How do you explain to the people you love- that even though your heart loves differently, you are still the same person you always have been; how are you supposed to ask for forgiveness for just being who you are? And, if in some way, I end up being wrong- who do I apologize to? If I am wrong, do I have to give a piece of my heart to every single person I came out to?

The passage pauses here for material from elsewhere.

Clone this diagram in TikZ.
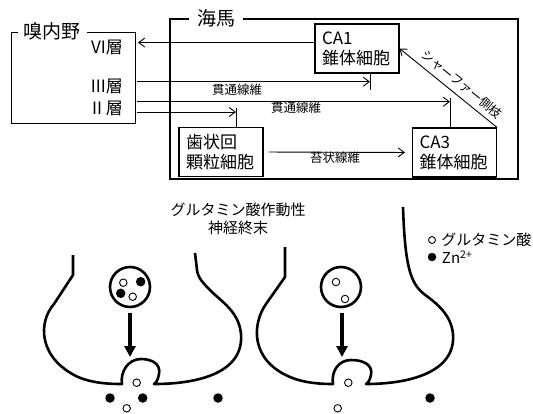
\documentclass[tikz,border=0pt]{standalone}
\usepackage{fontspec}
\setmainfont{Noto Sans CJK JP}
\usetikzlibrary{arrows.meta,positioning,calc}

\begin{document}
\begin{tikzpicture}[x=1pt, y=-1pt,
    cellbox/.style={draw, line width=1.1pt, minimum width=84pt, minimum height=49pt, text width=70pt, align=left, inner ysep=1pt, font=\fontsize{17}{20}\selectfont},
    areatitle/.style={fill=white, inner xsep=8pt, inner ysep=1pt, font=\fontsize{19}{22}\selectfont},
    layerlabel/.style={anchor=east, inner sep=0pt, font=\fontsize{17}{20}\selectfont},
    fiberlabel/.style={inner sep=1pt, font=\fontsize{12.5}{15}\selectfont},
    fiber/.style={line width=0.9pt, -{Straight Barb[length=6pt,width=9pt]}},
    stub/.style={line width=0.9pt},
    membrane/.style={line width=2.6pt, line join=round},
    release/.style={line width=3.5pt, -{Triangle[length=11pt,width=11pt]}},
    vesicle/.style={circle, draw, line width=2.6pt, minimum size=40pt, inner sep=0pt},
    glu/.style={circle, draw, line width=0.9pt, fill=white, inner sep=0pt, minimum size=7.5pt},
    zn/.style={circle, fill=black, inner sep=0pt, minimum size=9.5pt}
]
    \useasboundingbox (0,0) rectangle (533,413);

    % entorhinal cortex and hippocampus frames
    \draw[line width=1pt] (135,32) rectangle (11,123);
    \node[areatitle, inner xsep=6pt] (ec) at (52,31) {嗅内野};
    \draw[line width=1.6pt] (170,19) rectangle (518,179);
    \node[areatitle] (hip) at (216,18) {海馬};

    % layers
    \node[layerlabel] (l6) at (123,47) {VI層};
    \node[layerlabel] (l3) at (123,86) {III層};
    \node[layerlabel] (l2) at (123,108) {II 層};

    % cells
    \node[cellbox] (CA1) at (357,48.5) {CA1\\錐体細胞};
    \node[cellbox] (CA3) at (454.5,152.5) {CA3\\錐体細胞};
    \node[cellbox] (DG) at (221,152) {歯状回\\顆粒細胞};

    % fibre ends
    \coordinate (s6) at (138,42.5);
    \coordinate (s3) at (137,81.7);
    \coordinate (s2a) at (137,101.7);
    \coordinate (s2b) at (137,112);
    \coordinate (t1) at (370,90);
    \coordinate (t3) at (450,98);
    \coordinate (tg) at (236,108);

    \draw[fiber] (CA1.west |- s6) -- (s6);
    \draw[stub] (CA1.south -| t1) -- (t1);
    \draw[fiber] (s3) -- (s3 -| t1);
    \draw[stub] (CA3.north -| t3) -- (t3);
    \draw[fiber] (s2a) -- (s2a -| t3);
    \draw[stub] (DG.north -| tg) -- (tg);
    \draw[fiber] (s2b) -- (s2b -| tg);
    \draw[fiber, shorten <=5pt, shorten >=7pt] (DG.east) -- (CA3.west);
    \draw[fiber] (CA3.north east) -- (CA1.east);

    \node[fiberlabel] (pp1) at (237,90) {貫通線維};
    \node[fiberlabel] (pp2) at (296,108) {貫通線維};
    \node[fiberlabel] (mf) at (335,158) {苔状線維};
    \node[fiberlabel, rotate=-39] (sc) at (462,84) {シャーファー側枝};

    % synapse part
    \node[align=center, font=\fontsize{15}{18}\selectfont] (term) at (238,219) {グルタミン酸作動性\\神経終末};

    \node[glu, minimum size=7pt] (lg) at (432,240) {};
    \node[anchor=west, xshift=2pt, font=\fontsize{15}{18}\selectfont] (lgt) at (lg.east) {グルタミン酸};
    \node[zn, minimum size=8.5pt] (lz) at (432,257) {};
    \node[anchor=west, xshift=2pt, font=\fontsize{15}{18}\selectfont] (lzt) at (lz.east) {Zn\textsuperscript{2+}};

    % left terminal
    \draw[membrane] (73,255) -- (73,275) -- (54,304)
        .. controls (38,322) and (38,358) .. (78,377)
        .. controls (92,383) and (108,384) .. (122,384)
        .. controls (120,372) and (128,359) .. (141,359)
        .. controls (152,359) and (161,364) .. (159,374)
        .. controls (158,380) and (156,383) .. (154,384)
        .. controls (200,384) and (244,372) .. (241,334)
        .. controls (239,312) and (222,302) .. (211,291)
        .. controls (203,283) and (198,278) .. (197,270) -- (195,253);
    \node[vesicle] (v1) at (130,287) {};
    \node[glu] (g1) at (123.3,282.7) {};
    \node[zn] (z1) at (140.7,281.7) {};
    \node[zn] (z2) at (120.7,293.3) {};
    \node[glu] (g2) at (132.7,296.7) {};
    \coordinate (f1) at (130,357);
    \draw[release, shorten <=5pt] (v1) -- (f1);
    \node[glu] (g3) at (136.7,382.7) {};
    \node[zn] (z3) at (110,398) {};
    \node[zn] (z4) at (142.7,398) {};
    \node[glu] (g4) at (126.7,408.3) {};
    \node[zn] (z5) at (218,398) {};

    % right terminal
    \draw[membrane] (285,247) -- (285,277) -- (266,304)
        .. controls (252,324) and (250,360) .. (290,377)
        .. controls (304,383) and (320,384) .. (333,384)
        .. controls (331,372) and (338,360) .. (351,360)
        .. controls (364,360) and (373,365) .. (371,375)
        .. controls (370,380) and (368,383) .. (366,384)
        .. controls (410,384) and (456,372) .. (453,334)
        .. controls (451,314) and (436,303) .. (424,294)
        .. controls (410,283) and (405,265) .. (403,207);
    \node[vesicle] (v2) at (341,287) {};
    \node[glu] (g5) at (336,282) {};
    \node[glu] (g6) at (345,299) {};
    \coordinate (f2) at (342,357);
    \draw[release, shorten <=5pt] (v2.south -| f2) -- (f2);
    \node[glu] (g7) at (348.3,382.7) {};
    \node[glu] (g8) at (337.7,408.3) {};
    \node[zn] (z6) at (430,398) {};
\end{tikzpicture}
\end{document}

When the therapist told me that being gay is a choice- if I just decided to be straight- all of my problems would just go away- I wanted to tell her about all of the times I pretended to love a boy just to please others; I wanted to tell her about all of the days I spent questioning my own validity; how are you supposed to tell the people you care about- who you really are- when the one person who was supposed to help you thinks you are disgusting; how do I explain that being gay is not a choice; that my heart may love differently from theirs- but that does not mean it is wrong.
I hold the shame in the palm of my hands- I press them together as a sign of prayer, I beg for your forgiveness- I gently place my hand to my heart and let the shame light up my entire body; I carry out this ritual every night- hoping for salvation to come visit me in the day light- hoping that if you see who I really am; that maybe- you will not run away.
I think he may have forgotten about the grave, somewhere deep inside of me, holding all of the secrets- his secrets; I don’t think he ever saw me as a person, I was simply just a means to his end; when he laughed at my body I knew shame was something I was going to live with forever; sometimes, when I close my eyes- his face is all I see- someone puts their hand on my back and it’s as if my world is ending all over again; shame and grief often times live on the same street- and almost always in the same house; I promise him I will not tell anyone what happened- it does not matter that I broke that promise anyway, because when I tell the counselor what he did- she says she does not believe me; sometimes, trying to heal feels way too much like being punished for what he did- because of him I’ve become part apology and part shame- these parts always seem to take up too much space; I look up to see the counselor staring at me- asking me, why would I make something like this up; why would I lie to her; as I apologize once again and bury these secrets back into their grave- all I can think about is what she’s really trying to say- why am I trying to take up so much space; what could I possibly do with all of that space.